Boom Tschak: Chartshow – Warum Jean Michel Jarre wiederentdeckt werden muss
Es ist an der Zeit, Jean Michel Jarre (wieder) zu entdecken.
Das Beste an Jean Michel Jarre sei seine Frau, schrieb die Musikzeitschrift „Sounds“ einmal – gemeint war die englische Schauspielerin Charlotte Rampling, die der Franzose Ende der 70er-Jahre geheiratet hatte. Auch unter Missachtung der sexistischen Komponente ist diese Aussage: Quatsch. Es ist an der Zeit, den Musiker Jean Michel Jarre wiederzuentdecken und ihn heraus aus den megalomanischen Licht-Show- Musikspektakeln auf die gute Seite zu ziehen.
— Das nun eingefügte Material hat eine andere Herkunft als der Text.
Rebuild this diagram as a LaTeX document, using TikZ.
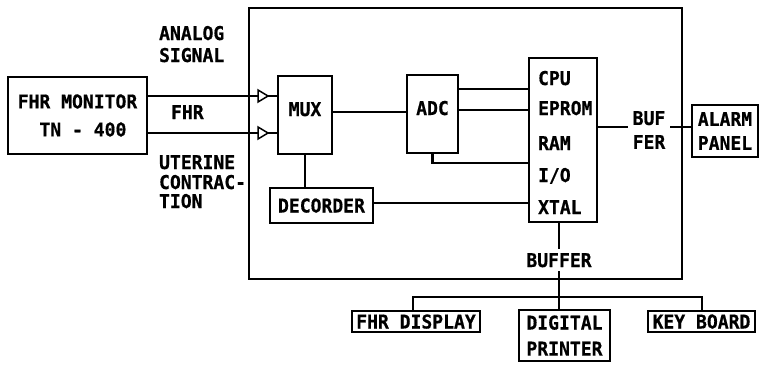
\documentclass[tikz,border=0pt]{standalone}
\usepackage{fontspec}
\setmainfont{DejaVu Sans Mono}[FakeStretch=0.95,BoldFeatures={FakeBold=0.6}]
\begin{document}
\begin{tikzpicture}[x=1pt,y=-1pt,line width=2.2pt,
  every node/.style={font=\fontsize{19}{24}\selectfont\bfseries,inner sep=0pt},
  boxline/.style={draw},
  single/.style={text height=14pt,text depth=0pt},
  upper/.style={text height=14pt,text depth=12pt},
  buftri/.style={line width=1.5pt,fill=white}]
\useasboundingbox (0,0) rectangle (759,364);
% boxes
\node[boxline,minimum width=433pt,minimum height=271pt] (outer) at (465.5,143.5) {};
\node[boxline,minimum width=139pt,minimum height=77pt,align=left] (mon) at (77.5,115.5) {FHR MONITOR\\[4pt]\ \ TN - 400};
\node[boxline,upper,minimum width=54pt,minimum height=78pt] (mux) at (305,115) {MUX};
\node[boxline,upper,minimum width=51pt,minimum height=78pt] (adc) at (432.5,114) {ADC};
\node[boxline,minimum width=68pt,minimum height=164pt] (cpu) at (563,140) {};
\node[boxline,single,minimum width=103pt,minimum height=35pt] (dec) at (321.5,205.5) {DECORDER};
\node[boxline,align=center,minimum width=66pt,minimum height=52pt] (alarm) at (725,131) {ALARM\\PANEL};
\node[boxline,single,minimum width=128pt,minimum height=21pt] (fhrd) at (416,321.5) {FHR DISPLAY};
\node[boxline,align=center,line width=2.8pt,minimum width=91pt,minimum height=51pt] (printer) at (564.5,335.5) {DIGITAL\\[2pt]PRINTER};
\node[boxline,single,minimum width=107pt,minimum height=21pt] (kb) at (701.5,321.5) {KEY BOARD};
% CPU block labels
\node[single,anchor=west] (lcpu) at (537,78) {CPU};
\node[single,anchor=west] (leprom) at (537,108) {EPROM};
\node[single,anchor=west] (lram) at (537,143) {RAM};
\node[single,anchor=west] (lio) at (537,175) {I/O};
\node[single,anchor=west] (lxtal) at (537,207) {XTAL};
% outside labels
\node[single,anchor=west] (lan) at (158,33) {ANALOG};
\node[single,anchor=west] (lsig) at (158,55) {SIGNAL};
\node[single,anchor=west] (lfhr) at (170,112) {FHR};
\node[single,anchor=west] (lut1) at (158,162) {UTERINE};
\node[single,anchor=west] (lut2) at (158,182) {CONTRAC-};
\node[single,anchor=west] (lut3) at (158,201) {TION};
\node[align=center,inner xsep=4pt] (buf) at (649,130) {BUF\\FER};
\node[single,inner ysep=3pt] (bufb) at (559,260) {BUFFER};
% inputs with buffers
\coordinate (t1) at (258,96);
\coordinate (t2) at (258,133);
\draw (mon.east |- t1) -- (mux.west |- t1);
\draw (mon.east |- t2) -- (mux.west |- t2);
\draw[buftri] (t1) ++(0,-6) -- ++(10,6) -- ++(-10,6) -- cycle;
\draw[buftri] (t2) ++(0,-6) -- ++(10,6) -- ++(-10,6) -- cycle;
% internal connections
\draw (mux.east |- 0,112) -- (adc.west |- 0,112);
\draw (adc.east |- 0,89) -- (cpu.west |- 0,89);
\draw (adc.east |- 0,110) -- (cpu.west |- 0,110);
\draw (adc.south) -- (adc.south |- 0,163) -- (cpu.west |- 0,163);
\draw (mux.south) -- (mux.south |- dec.north);
\draw (dec.east |- 0,203) -- (cpu.west |- 0,203);
\draw (cpu.east |- 0,127) -- (buf.west |- 0,127);
\draw (buf.east |- 0,127) -- (alarm.west |- 0,127);
% bottom bus
\coordinate (busL) at (413,297);
\coordinate (busR) at (702,297);
\draw (cpu.south -| bufb.north) -- (bufb.north);
\draw (bufb.south) -- (bufb.south |- printer.north);
\draw (busL |- fhrd.north) -- (busL) -- (busR) -- (busR |- kb.north);
\end{tikzpicture}
\end{document}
Und wir meinen nicht „den ganz frühen Jarre“.
Die elektroakustischen Abenteuer von DESERTED PALACE (1972) und LES GRANGESBRÛLÉES (1973) gelten längst – auch wegen des zu erwartenden Distinktionsgewinns beim Namedrop – und vollkommen zu Recht als frühe Meisterwerke der elektronischen Musik. Wir meinen die Albentrilogie OXYGÈNE, ÉQUINOXE, LES CHANTS MAGNÉTIQUES der Jahre 1976 bis 1981. Die Platten, die Jarre zu dem Superstar gemacht haben, der er heute noch ist. Weil der Beat auch schon vor fast 40 Jahren ein unverschämter Verführer gewesen ist, waren die Hitsingles aus den drei Alben – „Oxygène Part IV“, „Équinoxe Part V“ und „Le Chants Magnétiques Part 2“ – mit Beats und einem gewissen Novelty-Faktor ausgestattet.
Und doch lassen die drei Tracks nur bedingt Rückschlüsse auf die Alben zu. Mit OXYGÈNE, ÉQUINOXE und LES CHANTS MAGNÉTIQUES führte Jarre die Forschungsarbeit seiner Frühwerke weiter und auf ein höheres Level, entwickelte einen Melodienreichtum, der Elemente aus Folklore und Vaudeville mit einschloss. In diesem Konzept, das sich zwischen Ambient und Avantgarde bewegte, war freilich der Kitsch, der seine spätere Werke noch erfolgreicher werden lassen sollte, bereits angelegt. Futurismus und Wissenschaft waren seine Topoi, analog zu den Pionieren der elektronischen Musik in den 1950er- Jahren, die in ihren weißen Kitteln und mit den schrankhohen Instrumenten wie Forscher im Labor wirkten. Bitte daran denken, wenn Jean Michel Jarre demnächst wieder in einer Burg aus Synthesizern in „Die ultimative Chartshow“ auftritt.
Diese Kolumne ist in der Juni-Ausgabe 2014 des Musikexpress erschienen.